Back in the mid-1500’s, when the Franciscan priests were busy converting the local populations to Christianity, the rather enlightened Spanish Bishop Vasco de Quiroga set up a system of economic plans where each town specialized in the manufacture of certain kinds of artistic goods. I guess it was an initial introduction to capitalism. In many towns across Mexico – such as San José de Gracias and Ocumicho, the practise still continues. In other words, they’ve been making those pigs and pineapples and devil masks for five hundred years.
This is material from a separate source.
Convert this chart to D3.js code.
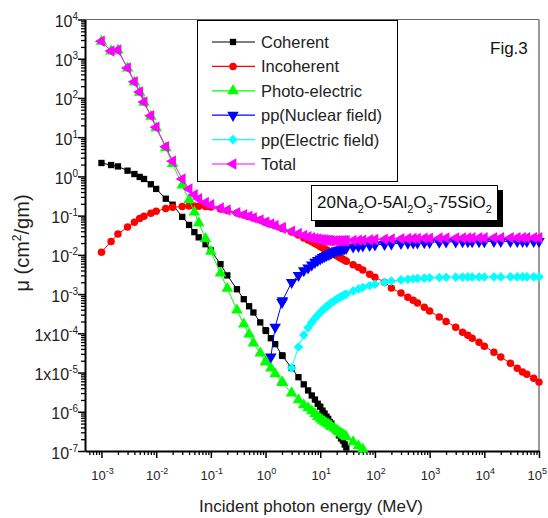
<!DOCTYPE html>
<html>
<head>
<meta charset="utf-8">
<script src="https://cdn.jsdelivr.net/npm/d3@7"></script>
<style>
  body { margin: 0; background: #fff; }
  svg { font-family: "Liberation Sans", Arial, sans-serif; }
</style>
</head>
<body>
<svg id="chart" width="548" height="518"></svg>
<script>
// photon energies (MeV)
const energy = [1e-3, 1.5e-3, 2e-3, 3e-3, 4e-3, 5e-3, 6e-3, 8e-3, 1e-2, 1.5e-2,
  2e-2, 3e-2, 4e-2, 5e-2, 6e-2, 8e-2, 0.1, 0.15, 0.2, 0.3,
  0.4, 0.5, 0.6, 0.8, 1, 1.022, 1.25, 1.5, 2, 2.044,
  3, 4, 5, 6, 7, 8, 9, 10, 11, 12,
  13, 14, 15, 16, 18, 20, 22, 24, 26, 28,
  30, 40, 50, 60, 80, 100, 150, 200, 300, 400,
  500, 600, 800, 1000, 1500, 2000, 3000, 4000, 5000, 6000,
  8000, 1e4, 1.5e4, 2e4, 3e4, 4e4, 5e4, 6e4, 8e4, 1e5];

const coherent = [2.2, 1.95, 1.8, 1.4, 1.15, 0.97, 0.86, 0.63, 0.48, 0.27,
  0.19, 0.093, 0.058, 0.038, 0.028, 0.0187, 0.013, 0.0058, 0.0030, 0.00133,
  7.4e-4, 4.9e-4, 3.4e-4, 1.9e-4, 1.2e-4, 1.15e-4, 7.5e-5, 5.3e-5, 2.75e-5, 2.65e-5,
  1.3e-5, 7.6e-6, 5.0e-6, 3.5e-6, 2.6e-6, 2.05e-6, 1.6e-6, 1.35e-6, 1.07e-6, 9e-7,
  7.5e-7, 6.6e-7, 5.5e-7, 5.0e-7, 3.8e-7, 3.2e-7, 2.5e-7, 2.1e-7, 1.85e-7, 1.47e-7,
  1.23e-7];

const incoherent = [0.0117, 0.022, 0.034, 0.051, 0.068, 0.085, 0.097, 0.115, 0.13, 0.152,
  0.163, 0.172, 0.175, 0.175, 0.174, 0.170, 0.165, 0.148, 0.135, 0.117,
  0.104, 0.095, 0.088, 0.077, 0.068, 0.067, 0.061, 0.056, 0.048, 0.047,
  0.038, 0.032, 0.027, 0.024, 0.0215, 0.0195, 0.0178, 0.0163, 0.0152, 0.0142,
  0.0133, 0.0125, 0.0118, 0.0112, 0.0102, 0.0095, 0.0088, 0.0082, 0.0077, 0.0073,
  0.0069, 0.0056, 0.0048, 0.0041, 0.0032, 0.0027, 0.0020, 0.00142, 0.00106, 0.00083,
  0.00070, 0.00059, 0.00046, 0.00037, 0.00026, 0.00020, 1.43e-4, 1.07e-4, 8.9e-5, 7.5e-5,
  5.9e-5, 4.7e-5, 3.3e-5, 2.5e-5, 1.73e-5, 1.29e-5, 1.03e-5, 9.0e-6, 7.2e-6, 5.7e-6];

const photoElectric = [2750, 1570, 1650, 575, 253, 138, 77, 34, 17.3, 5.3,
  2.1, 0.60, 0.25, 0.123, 0.065, 0.026, 0.0123, 0.0034, 0.0014, 3.9e-4,
  1.7e-4, 9.5e-5, 5.6e-5, 3.1e-5, 1.9e-5, 1.85e-5, 1.3e-5, 9.2e-6, 5.8e-6, 5.5e-6,
  3.0e-6, 2.0e-6, 1.5e-6, 1.25e-6, 1.05e-6, 9e-7, 7.5e-7, 6.6e-7, 6.0e-7, 5.5e-7,
  5.1e-7, 4.8e-7, 4.5e-7, 4.2e-7, 3.8e-7, 3.4e-7, 3.1e-7, 2.85e-7, 2.65e-7, 2.45e-7,
  2.3e-7, 1.7e-7, 1.35e-7, 1.12e-7];

const ppNuclear = [null, null, null, null, null, null, null, null, null, null,
  null, null, null, null, null, null, null, null, null, null,
  null, null, null, null, null, null, 2.5e-5, 1.45e-4, 6.2e-4, 6.8e-4,
  2.0e-3, 3.0e-3, 4.0e-3, 4.7e-3, 5.6e-3, 6.5e-3, 7.3e-3, 7.9e-3, 8.6e-3, 9.2e-3,
  9.7e-3, 1.03e-2, 1.06e-2, 1.12e-2, 1.2e-2, 1.28e-2, 1.32e-2, 1.36e-2, 1.4e-2, 1.45e-2,
  1.5e-2, 1.6e-2, 1.65e-2, 1.7e-2, 1.76e-2, 1.8e-2, 1.86e-2, 1.9e-2, 1.97e-2, 2.0e-2,
  2.02e-2, 2.04e-2, 2.07e-2, 2.09e-2, 2.12e-2, 2.14e-2, 2.16e-2, 2.17e-2, 2.18e-2, 2.18e-2,
  2.19e-2, 2.19e-2, 2.2e-2, 2.2e-2, 2.2e-2, 2.21e-2, 2.21e-2, 2.21e-2, 2.21e-2, 2.21e-2];

const ppElectric = [null, null, null, null, null, null, null, null, null, null,
  null, null, null, null, null, null, null, null, null, null,
  null, null, null, null, null, null, null, null, null, null,
  1.3e-5, 4.5e-5, 9e-5, 1.4e-4, 1.9e-4, 2.4e-4, 2.9e-4, 3.4e-4, 3.9e-4, 4.3e-4,
  4.8e-4, 5.2e-4, 5.6e-4, 6.0e-4, 6.7e-4, 7.4e-4, 8.0e-4, 8.6e-4, 9.1e-4, 9.6e-4,
  1.0e-3, 1.2e-3, 1.35e-3, 1.47e-3, 1.65e-3, 1.78e-3, 2.0e-3, 2.15e-3, 2.3e-3, 2.4e-3,
  2.45e-3, 2.5e-3, 2.55e-3, 2.6e-3, 2.65e-3, 2.68e-3, 2.7e-3, 2.71e-3, 2.72e-3, 2.72e-3,
  2.73e-3, 2.73e-3, 2.74e-3, 2.74e-3, 2.75e-3, 2.75e-3, 2.75e-3, 2.75e-3, 2.75e-3, 2.75e-3];

const total = [2800, 1580, 1660, 580, 257, 141, 79, 35, 18, 5.7,
  2.45, 0.86, 0.48, 0.34, 0.27, 0.215, 0.19, 0.157, 0.139, 0.118,
  0.105, 0.096, 0.088, 0.077, 0.068, 0.067, 0.061, 0.056, 0.049, 0.048,
  0.040, 0.035, 0.031, 0.0288, 0.0272, 0.026, 0.0252, 0.0245, 0.0241, 0.0238,
  0.0235, 0.0233, 0.0231, 0.0230, 0.0229, 0.0229, 0.0228, 0.0228, 0.0228, 0.0229,
  0.0229, 0.0232, 0.0235, 0.0237, 0.0241, 0.0245, 0.025, 0.0254, 0.0257, 0.0259,
  0.0261, 0.0262, 0.0264, 0.0265, 0.0267, 0.0268, 0.0269, 0.027, 0.027, 0.0271,
  0.0271, 0.0271, 0.0272, 0.0272, 0.0273, 0.0273, 0.0273, 0.0273, 0.0273, 0.0273];

const seriesNames = ["Coherent", "Incoherent", "Photo-electric", "pp(Nuclear field)", "pp(Electric field)", "Total"];

// tick labels
const xTickExp = ["-3", "-2", "-1", "0", "1", "2", "3", "4", "5"];
const yTickBase = ["10", "10", "10", "10", "10", "10", "10", "10", "1x10", "1x10", "10", "10"];
const yTickExp = ["4", "3", "2", "1", "0", "-1", "-2", "-3", "-4", "-5", "-6", "-7"];

let chart = d3.select("#chart");

// scales
let x = d3.scaleLog().domain([5e-4, 1e5]).range([85, 539]);
let y = d3.scaleLog().domain([1e-7, 1e4]).range([451, 19.5]);

// frame (top & right)
chart.append("line").attr("x1", 85).attr("y1", 19.5).attr("x2", 539).attr("y2", 19.5)
  .attr("stroke", "#666").attr("stroke-width", 1.2);
chart.append("line").attr("x1", 539).attr("y1", 19.5).attr("x2", 539).attr("y2", 451)
  .attr("stroke", "#777").attr("stroke-width", 1.5);

// minor tick values
let xMinor = [], yMinor = [];
for (let d = -4; d <= 4; d++) for (let m = 2; m <= 9; m++) {
  let v = m * Math.pow(10, d);
  if (v > 5e-4 && v < 1e5) xMinor.push(v);
}
for (let d = -7; d <= 3; d++) for (let m = 2; m <= 9; m++) yMinor.push(m * Math.pow(10, d));
let xMajor = xTickExp.map(e => Math.pow(10, +e));
let yMajor = yTickExp.map(e => Math.pow(10, +e));

// x axis
chart.append("g").attr("transform", "translate(0,451)")
  .call(d3.axisBottom(x).tickValues(xMinor).tickSize(4).tickSizeOuter(0).tickFormat(""))
  .call(g => g.select(".domain").remove())
  .selectAll("line").attr("stroke-width", 1.3);
chart.append("g").attr("class", "axis").attr("transform", "translate(0,451)")
  .call(d3.axisBottom(x).tickValues(xMajor).tickSize(7).tickSizeOuter(0).tickFormat(""))
  .call(g => g.select(".domain").attr("stroke-width", 2))
  .selectAll("line").attr("stroke-width", 1.5);

// y axis
chart.append("g").attr("transform", "translate(85,0)")
  .call(d3.axisLeft(y).tickValues(yMinor).tickSize(4).tickSizeOuter(0).tickFormat(""))
  .call(g => g.select(".domain").remove())
  .selectAll("line").attr("stroke-width", 1.3);
chart.append("g").attr("class", "axis").attr("transform", "translate(85,0)")
  .call(d3.axisLeft(y).tickValues(yMajor).tickSize(7).tickSizeOuter(0).tickFormat(""))
  .call(g => g.select(".domain").attr("stroke-width", 2))
  .selectAll("line").attr("stroke-width", 1.5);

// x tick labels (last one kept inside the page)
xTickExp.forEach((e, i) => {
  let last = i === xTickExp.length - 1;
  let t = chart.append("text")
    .attr("x", last ? 547 : x(xMajor[i]) + 1).attr("y", 480)
    .attr("text-anchor", last ? "end" : "middle").style("font-size", "13px").attr("fill", "#222");
  t.append("tspan").text("10");
  t.append("tspan").attr("dy", -6).style("font-size", "9px").text(e);
});

// y tick labels
yTickExp.forEach((e, i) => {
  let t = chart.append("text")
    .attr("x", 78).attr("y", y(yMajor[i]) + 7.5)
    .attr("text-anchor", "end").style("font-size", "16px").attr("fill", "#222");
  t.append("tspan").text(yTickBase[i]);
  t.append("tspan").attr("dy", -7).style("font-size", "10px").text(e);
});

// axis titles
chart.append("text")
  .text("Incident photon energy (MeV)")
  .attr("x", 311).attr("y", 512)
  .attr("text-anchor", "middle").style("font-size", "17px").attr("fill", "#222");

let yt = chart.append("text")
  .attr("transform", "translate(29,243) rotate(-90)")
  .attr("text-anchor", "middle").style("font-size", "20px").attr("fill", "#222");
yt.append("tspan").text("\u03bc (cm");
yt.append("tspan").attr("dy", -8).style("font-size", "12px").text("2");
yt.append("tspan").attr("dy", 8).text("/gm)");

// series styles
let triSize = 58;
const styles = [
  { values: coherent, color: "#000000", type: d3.symbolSquare, size: 40, rot: 0 },
  { values: incoherent, color: "#ff0000", type: d3.symbolCircle, size: 44, rot: 0 },
  { values: photoElectric, color: "#00ff00", type: d3.symbolTriangle, size: triSize, rot: 0 },
  { values: ppNuclear, color: "#0000ff", type: d3.symbolTriangle, size: triSize, rot: 180 },
  { values: ppElectric, color: "#00ffff", type: d3.symbolSquare, size: 46, rot: 45 },
  { values: total, color: "#ff00ff", type: d3.symbolTriangle, size: triSize, rot: -90 }
];

let line = d3.line().x(d => x(d[0])).y(d => y(d[1]));

styles.forEach(s => {
  let pts = energy.map((e, i) => [e, s.values[i]])
    .filter(d => d[1] != null && d[1] >= 1e-7);
  chart.append("path")
    .datum(pts)
    .attr("fill", "none")
    .attr("stroke", s.color)
    .attr("stroke-width", 1)
    .attr("d", line);
  chart.append("g").selectAll("path")
    .data(pts).enter().append("path")
    .attr("d", d3.symbol().type(s.type).size(s.size))
    .attr("transform", d => "translate(" + x(d[0]) + "," + y(d[1]) + ") rotate(" + s.rot + ")")
    .attr("fill", s.color);
});

// LEGEND
chart.append("rect")
  .attr("x", 197.5).attr("y", 20.5).attr("width", 200).attr("height", 161)
  .attr("fill", "#fff").attr("stroke", "#000").attr("stroke-width", 1);
styles.forEach((s, i) => {
  let ly = 42 + i * 24.4;
  chart.append("line").attr("x1", 212).attr("x2", 255).attr("y1", ly).attr("y2", ly)
    .attr("stroke", s.color).attr("stroke-width", 1.2);
  chart.append("path")
    .attr("d", d3.symbol().type(s.type).size(s.size))
    .attr("transform", "translate(233," + ly + ") rotate(" + s.rot + ")")
    .attr("fill", s.color);
  chart.append("text")
    .text(seriesNames[i])
    .attr("x", 261).attr("y", ly + 6)
    .style("font-size", "16.5px").attr("fill", "#222");
});

// composition box with shadow
chart.append("rect").attr("x", 315).attr("y", 190).attr("width", 188).attr("height", 37).attr("fill", "#000");
chart.append("rect").attr("x", 311.5).attr("y", 185.5).attr("width", 186).attr("height", 35)
  .attr("fill", "#fff").attr("stroke", "#000").attr("stroke-width", 1);
let comp = chart.append("text").attr("x", 317).attr("y", 208)
  .style("font-size", "17px").attr("fill", "#111");
[["20Na", 0], ["2", 1], ["O-5Al", 0], ["2", 1], ["O", 0], ["3", 1], ["-75SiO", 0], ["2", 1]]
  .reduce((prev, p) => {
    comp.append("tspan").attr("dy", p[1] - prev === 0 ? 0 : (p[1] ? 5 : -5))
      .style("font-size", p[1] ? "11px" : "17px").text(p[0]);
    return p[1];
  }, 0);

// figure label
chart.append("text").text("Fig.3")
  .attr("x", 490).attr("y", 54)
  .style("font-size", "17px").attr("fill", "#111");
</script>
</body>
</html>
That’s not the case with Patamban. Maybe there wasn’t a town there in Quiroga’s day. So, although Patanban’s parade and all of its preparations have religious connotations it should be explained that there is no historical significance to the event. If anything, the reason for the Fiesta is economic. Rather than originating 500 years ago, it is just over 50 years old and is done to attract people and money to the town. In that regard, I would say it was an outstanding success.
The many artisans’ shops in San José de Gracia and Ocumicho are well worth a visit. Judging by the number of plastic bags that found their way on to the bus the ardent shoppers in our crowd were delighted with their purchases.
Ocumicho is one of those villages where many of the inhabitants don’t even speak Spanish. Rather, the local language is Purépecha, which one of my guidebooks says is totally unintelligible to Spanish speakers. It’s not a terribly prosperous looking place and has a somewhat alien feel to it. The women all dress in similar fashion, in colorful skirts and blouses and rebozos. I never found out why, but there are very few men to be seen. My own feeling about Ocumicho was that, after living six years in Mexico, I had finally been to a really different part of the country.
The other place in the area that is well worth a visit is Lake Camecuaro with its 300-year old cypress groves. It’s a well-kept park with a wonderful lake and lots of places for picnicking. Crystal clear natural springs maintain pools of water that are well-stocked with fish. It’s a great place to walk and take pictures with all those wonderful reflections in the clear water. Or you can rent a boat and spend an hour or two on the lake.
The park is quiet during the week but is well-filled with picnickers on Saturdays and Sundays.
Also, just a short walk from the park entrance is a good hotel, Meson del Lago. It’s a place I feel I can heartily recommend to anyone for a night’s stay.
I must make a confession before closing. It’s simply that, after praising all those preparations for the parade in Patamban, I have to admit that our group did not elect to stay to see the parade. We took a vote and the feeling was that the parade started too late in the afternoon and there were far too many vehicles – thousands, in fact, – waiting to leave the area once it was over that we could be stuck there until far into the night. So we voted to get started on our three-hour drive back to Ajijic. And – what the heck! – we’d seen a lot that day.
I think, however, there was a feeling that some of us might return next year and stay an extra day so that we could hang around and see the actual parade. And even though there were a lot of people in town, it wasn’t that difficult to get around. In any event, if you’re looking for a unique sort of excursion in Mexico next October let me recommend a visit to the area. It’s a pleasant drive and the countryside in that part of Michoacán is green and beautiful and well cultivated and one sees flowers everywhere.
The Patamban floral carpets fiesta is held every year on the Roman Catholic Feast of Christ the King, the last Sunday of October (in most years that is the Sunday before The Day of the Dead). The hotel Meson del Lago is well worth a night’s stopover.
And – who knows? – maybe we’ll see you there.